If you were expecting breathtaking new storage technologies to appear, 2004 was probably a disappointment. But if you were looking for better storage solutions at lower prices, then it was your kind of year.
We saw many of the technologies that emerged in 2003 generate mainstream solutions last year. The technologies were familiar, but some of the names in the enterprise storage market were new. For instance, Rackable Systems -- better known for its innovative, high-density server solutions -- jumped into the midtier storage space with both feet, adding NAS and iSCSI SAN appliances to its product portfolio.
Another newcomer, Apple Computer, which quietly unveiled the Xserve RAID in mid-2003, increased the volume (so to speak) to 3.5TB in summer 2004. A very affordable SAN for the entry-level market, Xserve RAID was one of the first to blend FC transport and SATA drives, now a standard combination.
Another interesting trend in 2004 was storage vendors branching into new spaces. In EMC’s quest to expand revenue sources and open new markets, the company formed a partnership with Dell which produced the Dell/EMC AX100, a price-competitive, lightweight, and likeable SAN solution that earns our Technology of the Year award in its category. Combining FC transport and SATA drives for entry-level customers, the Dell/EMC “SAN in a can” was the most complete single-shelf SAN we reviewed in 2004, edging out worthy competitors such as Apple and nStor.
FC and iSCSI are often pitted as competing choices, and so are SAN and NAS solutions, but Network Appliance resolved both disputes this year with its FAS200 storage appliances, which incorporate all of those features and more in a single, fast, reliable, and exceptionally scalable product.
It’s difficult to put the NetApp FAS270C in one of the traditional storage categories; it’s flexible enough to compete equally well as a filer or as a block-level storage device. We arbitrarily decided to honor its heritage by awarding it Best NAS Solution of 2004.
Interestingly, the FAS270C was also the most successful iSCSI SAN we saw in 2004, rising above a flat performance by other players in the IP-storage arena. Stonefly Networks’ elegant virtualization router was another exception. Anyone who anticipated iSCSI taking the entry-level market by storm in 2004 was forced to eat FC (Fibre Channel), which continued to strengthen its hold on the storage networking market.
The major contributors to FC’s success were the usual culprits: Emulex, which broke the 4Gbps barrier; QLogic, with its innovative SANbox 5200 switch; and Brocade, with its Multiprotocol Router, which bridges multiple SAN islands with aplomb. With so many good FC products, our task to choose a single winner was not easy. In the end, the laurel goes to Brocade’s Multiprotocol Router. If you need it, you need it bad.
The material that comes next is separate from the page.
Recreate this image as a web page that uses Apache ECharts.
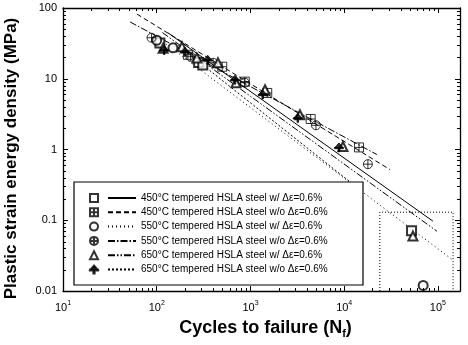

Just about every major tape drive technology improved in 2004. Sony SAIT (Super Advanced Intelligent Tape) remained the king of capacity with 500GB on a single reel, but LTO (linear tape open) is hot on Sony’s heels. Toward year-end, Certance and HP released LTO-3 Ultrium drives that can store 400GB per reel at unrivaled speeds (see Product Previews, page 12). Next year we should see enterprise libraries taking advantage of the new drives.
With luck, 2005 will also bring SAS (serial attached SCSI) drives. The results from a December plug-fest, with vendors bringing their prototypes to the Interoperability Lab of the University of New Hampshire under the sponsorship of the SCSI Trade Association, were encouraging. With a similar party scheduled for April, new SAS products probably won’t appear until the end of 2005. They should be worth the wait.